11. A quantum computing device, comprising:
a topological qubit device, comprising
a semiconducting part comprising a set of quantum dots;
a superconducting part comprising a plurality of topological segments configured to instantiate one or more pairs of Majorana zero modes (MZMs); and
a controller configured to
adjust one or more tuning parameters of a plurality of tuning parameters, the plurality of tuning parameters comprising a quantum dot (QD) detuning, an enclosed flux, a voltage of a topological wire, a QD-MZM coupling, and a QD-QD coupling, and
perform optimization of a Majorana Parity Readout (MPR) signal by iteratively
adjusting the one or more tuning parameters, and
measuring the MPR signal,
until reaching a success metric.
12. The quantum computing device of claim 11, wherein the controller is configured to tune coupling between quantum dots and MZMs by using dispersive gate sensing to measure a coupling between quantum dots and the MZMs.
13. The quantum computing device of claim 11, wherein the controller is configured to optimize the MPR signal comprises by selecting a quantum dot detuning to maximize a difference between parity states (ΔCQ(Φ)=|CQ(+, Φ)−CQ(−, Φ)|), and wherein the success metric comprises one or more of reaching a threshold value of CQ or reaching a threshold value of ΔCQ.

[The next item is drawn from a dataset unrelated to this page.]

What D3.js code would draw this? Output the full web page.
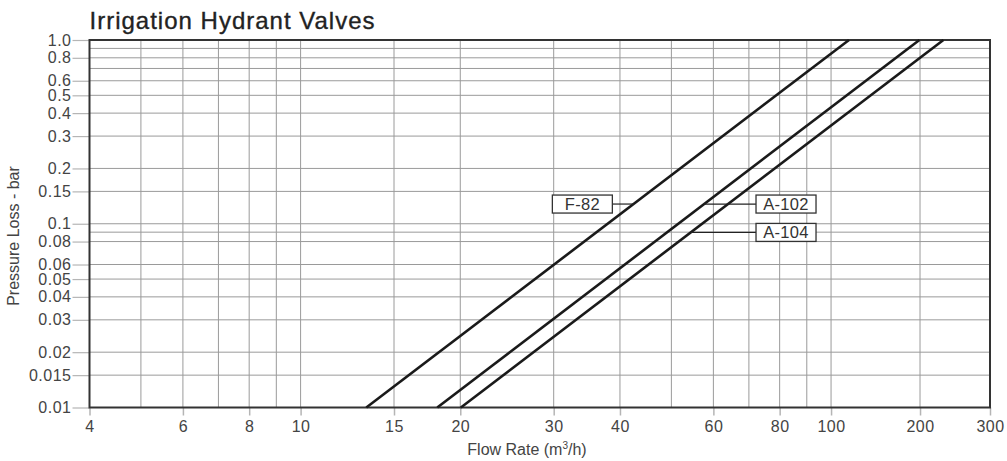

14. The quantum computing device of claim 11, wherein the topological qubit device comprises an interference loop comprising two or more quantum dots and two MZMs, and the controller is configured to tune coupling between the two or more quantum dots and the two MZMs of the interference loop.
15. The quantum computing device of claim 14, further comprising a readout resonator capacitively coupled to a quantum dot of the interference loop, and wherein the controller is configured to use the readout resonator to probe a parity of the two MZMs of the interference loop.
16. A quantum computing device, comprising:
a topological qubit device, comprising
a superconducting part comprising a plurality of topological segments configured to instantiate one or more pairs of Majorana zero modes (MZMs),
a semiconducting part comprising a set of quantum dots, and
a readout resonator coupled to a quantum dot of the set of quantum dots; and
a controller configured to control the quantum computing device to:
perform quantum dot coarse tuning by tuning gates of the semiconducting part of the topological qubit device,
tune topological segments of the superconducting part of the topological qubit device into a topological phase,
perform quantum dot fine tuning,
tune coupling between quantum dots and MZMs, and
perform optimization of a Majorana Parity Readout (MPR) signal by iteratively
adjusting one or more tuning parameters of a plurality of tuning parameters, the plurality of tuning parameters comprising a quantum dot (QD) detuning, an enclosed flux, a voltage of a topological wire, a QD-MZM coupling, and a QD-QD coupling, and
measuring the MPR signal using the readout resonator, until reaching a success metric.
17. The quantum computing device of claim 16, wherein the controller is configured to control the quantum computing device to perform quantum dot fine tuning by tuning coupling between quantum dots by identifying charge transitions on each quantum dot associated with the coupling between quantum dots.
18. The quantum computing device of claim 16, wherein the controller is configured to control the quantum computing device to perform quantum dot fine tuning by pairwise tuning adjacent quantum dot pairs of a set of two or more quantum dots.
19. The quantum computing device of claim 16, wherein the controller is configured to control the quantum computing device to tune coupling between quantum dots and MZMs by using dispersive gate sensing to measure a coupling between quantum dots and the MZMs.
20. The quantum computing device of claim 16, wherein the controller is configured to control the quantum computing device to optimize the MPR signal comprises by selecting a quantum dot detuning, and reaching the success metric comprises reaching a threshold value of a difference between parity states (ΔCQ(Φ)=|CQ(+, Φ)−CQ(−, Φ)|).